**Exercise prompt**
Repeat every line of the listing below exactly, minus the pictures.

**Data block**
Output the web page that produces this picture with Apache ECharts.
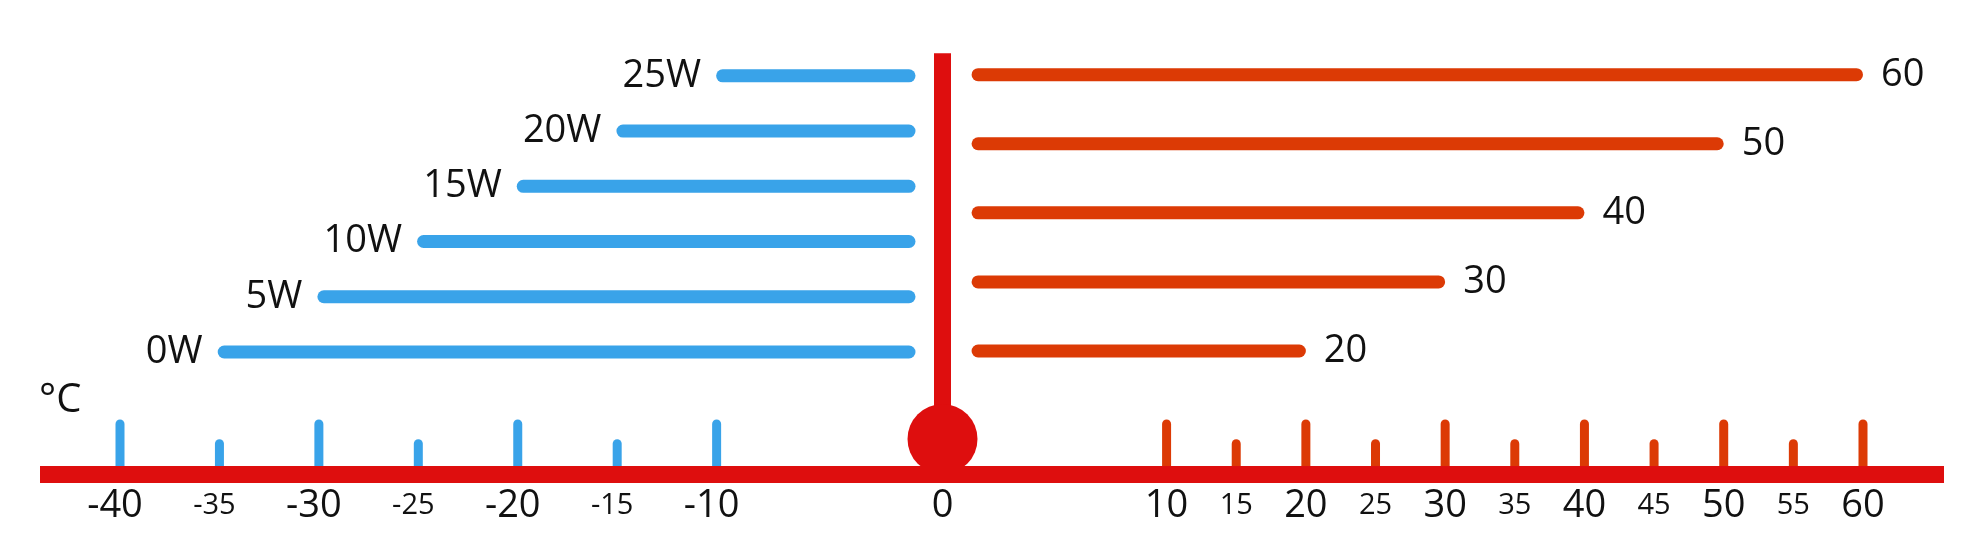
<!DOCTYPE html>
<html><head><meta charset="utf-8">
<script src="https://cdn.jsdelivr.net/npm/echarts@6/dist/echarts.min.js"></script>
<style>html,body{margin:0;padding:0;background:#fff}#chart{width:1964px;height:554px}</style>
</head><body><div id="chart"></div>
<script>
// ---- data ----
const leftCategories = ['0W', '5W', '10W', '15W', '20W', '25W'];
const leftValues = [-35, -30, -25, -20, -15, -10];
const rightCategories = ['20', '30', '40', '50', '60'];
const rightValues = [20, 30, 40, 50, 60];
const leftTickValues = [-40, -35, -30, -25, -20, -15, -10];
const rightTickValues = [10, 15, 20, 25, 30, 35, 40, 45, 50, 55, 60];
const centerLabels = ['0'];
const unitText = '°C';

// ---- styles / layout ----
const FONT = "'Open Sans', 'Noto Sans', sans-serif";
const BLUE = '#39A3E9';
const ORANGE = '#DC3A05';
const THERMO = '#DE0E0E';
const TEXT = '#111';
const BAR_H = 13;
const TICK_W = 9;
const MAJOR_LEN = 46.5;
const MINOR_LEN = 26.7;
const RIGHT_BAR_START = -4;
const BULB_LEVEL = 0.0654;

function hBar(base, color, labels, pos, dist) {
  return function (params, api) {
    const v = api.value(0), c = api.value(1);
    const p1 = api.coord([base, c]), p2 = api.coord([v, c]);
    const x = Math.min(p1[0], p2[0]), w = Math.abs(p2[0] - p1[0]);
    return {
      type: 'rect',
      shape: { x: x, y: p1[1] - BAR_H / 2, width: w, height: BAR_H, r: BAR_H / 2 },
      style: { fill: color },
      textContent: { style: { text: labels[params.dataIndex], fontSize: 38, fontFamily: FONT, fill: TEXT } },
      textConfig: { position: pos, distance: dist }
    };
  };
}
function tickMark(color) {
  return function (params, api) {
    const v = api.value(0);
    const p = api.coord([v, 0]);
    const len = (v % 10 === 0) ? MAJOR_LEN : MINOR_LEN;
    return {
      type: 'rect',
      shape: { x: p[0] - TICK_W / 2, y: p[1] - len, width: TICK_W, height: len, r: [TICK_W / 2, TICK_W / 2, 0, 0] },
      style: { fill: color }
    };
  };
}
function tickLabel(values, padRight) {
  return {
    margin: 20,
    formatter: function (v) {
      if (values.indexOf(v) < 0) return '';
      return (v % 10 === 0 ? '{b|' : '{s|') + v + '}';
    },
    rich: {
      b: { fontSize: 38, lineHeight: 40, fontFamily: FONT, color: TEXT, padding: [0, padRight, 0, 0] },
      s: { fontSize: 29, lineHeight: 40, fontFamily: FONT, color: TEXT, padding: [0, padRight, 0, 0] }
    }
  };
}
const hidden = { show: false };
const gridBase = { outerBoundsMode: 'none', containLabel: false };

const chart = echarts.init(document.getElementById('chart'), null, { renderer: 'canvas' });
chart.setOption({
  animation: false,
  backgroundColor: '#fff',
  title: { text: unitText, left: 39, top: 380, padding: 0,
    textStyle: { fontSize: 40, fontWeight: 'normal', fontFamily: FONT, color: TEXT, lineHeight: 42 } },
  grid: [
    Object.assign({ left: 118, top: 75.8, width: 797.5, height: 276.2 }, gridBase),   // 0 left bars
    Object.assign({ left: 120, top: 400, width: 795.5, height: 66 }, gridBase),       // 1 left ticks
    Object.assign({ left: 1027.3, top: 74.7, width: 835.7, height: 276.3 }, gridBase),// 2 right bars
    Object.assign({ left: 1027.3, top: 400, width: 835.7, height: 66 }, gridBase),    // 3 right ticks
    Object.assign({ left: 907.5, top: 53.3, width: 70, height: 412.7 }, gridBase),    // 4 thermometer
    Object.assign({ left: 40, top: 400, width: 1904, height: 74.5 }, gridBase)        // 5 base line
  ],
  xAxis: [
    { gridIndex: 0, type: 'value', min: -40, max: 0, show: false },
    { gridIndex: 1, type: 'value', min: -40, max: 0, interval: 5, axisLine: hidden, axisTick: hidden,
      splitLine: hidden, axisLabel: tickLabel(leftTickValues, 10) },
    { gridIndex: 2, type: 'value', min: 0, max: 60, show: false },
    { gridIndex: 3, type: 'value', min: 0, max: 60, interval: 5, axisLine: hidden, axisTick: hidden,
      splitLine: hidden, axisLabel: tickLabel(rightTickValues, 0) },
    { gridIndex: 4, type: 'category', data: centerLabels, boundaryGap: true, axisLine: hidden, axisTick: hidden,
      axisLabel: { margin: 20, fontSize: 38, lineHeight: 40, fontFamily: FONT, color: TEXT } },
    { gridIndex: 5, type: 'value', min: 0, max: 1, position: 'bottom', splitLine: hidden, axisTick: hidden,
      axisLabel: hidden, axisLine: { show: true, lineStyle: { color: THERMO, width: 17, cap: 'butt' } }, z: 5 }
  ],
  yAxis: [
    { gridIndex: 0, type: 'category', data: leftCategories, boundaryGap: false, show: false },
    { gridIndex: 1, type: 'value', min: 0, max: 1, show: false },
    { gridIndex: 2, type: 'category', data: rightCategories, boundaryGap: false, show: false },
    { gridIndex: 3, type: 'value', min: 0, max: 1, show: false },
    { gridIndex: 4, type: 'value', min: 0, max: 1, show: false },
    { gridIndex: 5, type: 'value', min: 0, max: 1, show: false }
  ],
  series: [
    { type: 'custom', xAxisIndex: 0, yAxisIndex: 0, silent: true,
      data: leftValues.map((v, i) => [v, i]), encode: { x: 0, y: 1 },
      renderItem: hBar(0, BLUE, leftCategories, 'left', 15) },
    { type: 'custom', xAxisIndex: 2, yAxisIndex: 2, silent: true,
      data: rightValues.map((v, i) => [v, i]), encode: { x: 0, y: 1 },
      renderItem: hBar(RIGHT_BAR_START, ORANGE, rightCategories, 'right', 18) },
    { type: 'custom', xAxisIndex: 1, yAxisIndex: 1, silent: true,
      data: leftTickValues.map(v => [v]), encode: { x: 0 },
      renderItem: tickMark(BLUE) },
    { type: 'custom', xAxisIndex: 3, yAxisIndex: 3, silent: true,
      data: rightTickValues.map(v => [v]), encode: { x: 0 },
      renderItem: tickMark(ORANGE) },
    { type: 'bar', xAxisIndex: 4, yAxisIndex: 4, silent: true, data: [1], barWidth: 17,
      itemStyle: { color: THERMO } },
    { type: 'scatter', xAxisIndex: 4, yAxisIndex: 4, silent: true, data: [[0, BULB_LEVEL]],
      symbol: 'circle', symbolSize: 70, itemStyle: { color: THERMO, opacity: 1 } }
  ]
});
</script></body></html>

**The response**
Output the web page that produces this picture with Apache ECharts.
<!DOCTYPE html>
<html><head><meta charset="utf-8">
<script src="https://cdn.jsdelivr.net/npm/echarts@6/dist/echarts.min.js"></script>
<style>html,body{margin:0;padding:0;background:#fff}#chart{width:1964px;height:554px}</style>
</head><body><div id="chart"></div>
<script>
// ---- data ----
const leftCategories = ['0W', '5W', '10W', '15W', '20W', '25W'];
const leftValues = [-35, -30, -25, -20, -15, -10];
const rightCategories = ['20', '30', '40', '50', '60'];
const rightValues = [20, 30, 40, 50, 60];
const leftTickValues = [-40, -35, -30, -25, -20, -15, -10];
const rightTickValues = [10, 15, 20, 25, 30, 35, 40, 45, 50, 55, 60];
const centerLabels = ['0'];
const unitText = '°C';

// ---- styles / layout ----
const FONT = "'Open Sans', 'Noto Sans', sans-serif";
const BLUE = '#39A3E9';
const ORANGE = '#DC3A05';
const THERMO = '#DE0E0E';
const TEXT = '#111';
const BAR_H = 13;
const TICK_W = 9;
const MAJOR_LEN = 46.5;
const MINOR_LEN = 26.7;
const RIGHT_BAR_START = -4;
const BULB_LEVEL = 0.0654;

function hBar(base, color, labels, pos, dist) {
  return function (params, api) {
    const v = api.value(0), c = api.value(1);
    const p1 = api.coord([base, c]), p2 = api.coord([v, c]);
    const x = Math.min(p1[0], p2[0]), w = Math.abs(p2[0] - p1[0]);
    return {
      type: 'rect',
      shape: { x: x, y: p1[1] - BAR_H / 2, width: w, height: BAR_H, r: BAR_H / 2 },
      style: { fill: color },
      textContent: { style: { text: labels[params.dataIndex], fontSize: 38, fontFamily: FONT, fill: TEXT } },
      textConfig: { position: pos, distance: dist }
    };
  };
}
function tickMark(color) {
  return function (params, api) {
    const v = api.value(0);
    const p = api.coord([v, 0]);
    const len = (v % 10 === 0) ? MAJOR_LEN : MINOR_LEN;
    return {
      type: 'rect',
      shape: { x: p[0] - TICK_W / 2, y: p[1] - len, width: TICK_W, height: len, r: [TICK_W / 2, TICK_W / 2, 0, 0] },
      style: { fill: color }
    };
  };
}
function tickLabel(values, padRight) {
  return {
    margin: 20,
    formatter: function (v) {
      if (values.indexOf(v) < 0) return '';
      return (v % 10 === 0 ? '{b|' : '{s|') + v + '}';
    },
    rich: {
      b: { fontSize: 38, lineHeight: 40, fontFamily: FONT, color: TEXT, padding: [0, padRight, 0, 0] },
      s: { fontSize: 29, lineHeight: 40, fontFamily: FONT, color: TEXT, padding: [0, padRight, 0, 0] }
    }
  };
}
const hidden = { show: false };
const gridBase = { outerBoundsMode: 'none', containLabel: false };

const chart = echarts.init(document.getElementById('chart'), null, { renderer: 'canvas' });
chart.setOption({
  animation: false,
  backgroundColor: '#fff',
  title: { text: unitText, left: 39, top: 380, padding: 0,
    textStyle: { fontSize: 40, fontWeight: 'normal', fontFamily: FONT, color: TEXT, lineHeight: 42 } },
  grid: [
    Object.assign({ left: 118, top: 75.8, width: 797.5, height: 276.2 }, gridBase),   // 0 left bars
    Object.assign({ left: 120, top: 400, width: 795.5, height: 66 }, gridBase),       // 1 left ticks
    Object.assign({ left: 1027.3, top: 74.7, width: 835.7, height: 276.3 }, gridBase),// 2 right bars
    Object.assign({ left: 1027.3, top: 400, width: 835.7, height: 66 }, gridBase),    // 3 right ticks
    Object.assign({ left: 907.5, top: 53.3, width: 70, height: 412.7 }, gridBase),    // 4 thermometer
    Object.assign({ left: 40, top: 400, width: 1904, height: 74.5 }, gridBase)        // 5 base line
  ],
  xAxis: [
    { gridIndex: 0, type: 'value', min: -40, max: 0, show: false },
    { gridIndex: 1, type: 'value', min: -40, max: 0, interval: 5, axisLine: hidden, axisTick: hidden,
      splitLine: hidden, axisLabel: tickLabel(leftTickValues, 10) },
    { gridIndex: 2, type: 'value', min: 0, max: 60, show: false },
    { gridIndex: 3, type: 'value', min: 0, max: 60, interval: 5, axisLine: hidden, axisTick: hidden,
      splitLine: hidden, axisLabel: tickLabel(rightTickValues, 0) },
    { gridIndex: 4, type: 'category', data: centerLabels, boundaryGap: true, axisLine: hidden, axisTick: hidden,
      axisLabel: { margin: 20, fontSize: 38, lineHeight: 40, fontFamily: FONT, color: TEXT } },
    { gridIndex: 5, type: 'value', min: 0, max: 1, position: 'bottom', splitLine: hidden, axisTick: hidden,
      axisLabel: hidden, axisLine: { show: true, lineStyle: { color: THERMO, width: 17, cap: 'butt' } }, z: 5 }
  ],
  yAxis: [
    { gridIndex: 0, type: 'category', data: leftCategories, boundaryGap: false, show: false },
    { gridIndex: 1, type: 'value', min: 0, max: 1, show: false },
    { gridIndex: 2, type: 'category', data: rightCategories, boundaryGap: false, show: false },
    { gridIndex: 3, type: 'value', min: 0, max: 1, show: false },
    { gridIndex: 4, type: 'value', min: 0, max: 1, show: false },
    { gridIndex: 5, type: 'value', min: 0, max: 1, show: false }
  ],
  series: [
    { type: 'custom', xAxisIndex: 0, yAxisIndex: 0, silent: true,
      data: leftValues.map((v, i) => [v, i]), encode: { x: 0, y: 1 },
      renderItem: hBar(0, BLUE, leftCategories, 'left', 15) },
    { type: 'custom', xAxisIndex: 2, yAxisIndex: 2, silent: true,
      data: rightValues.map((v, i) => [v, i]), encode: { x: 0, y: 1 },
      renderItem: hBar(RIGHT_BAR_START, ORANGE, rightCategories, 'right', 18) },
    { type: 'custom', xAxisIndex: 1, yAxisIndex: 1, silent: true,
      data: leftTickValues.map(v => [v]), encode: { x: 0 },
      renderItem: tickMark(BLUE) },
    { type: 'custom', xAxisIndex: 3, yAxisIndex: 3, silent: true,
      data: rightTickValues.map(v => [v]), encode: { x: 0 },
      renderItem: tickMark(ORANGE) },
    { type: 'bar', xAxisIndex: 4, yAxisIndex: 4, silent: true, data: [1], barWidth: 17,
      itemStyle: { color: THERMO } },
    { type: 'scatter', xAxisIndex: 4, yAxisIndex: 4, silent: true, data: [[0, BULB_LEVEL]],
      symbol: 'circle', symbolSize: 70, itemStyle: { color: THERMO, opacity: 1 } }
  ]
});
</script></body></html>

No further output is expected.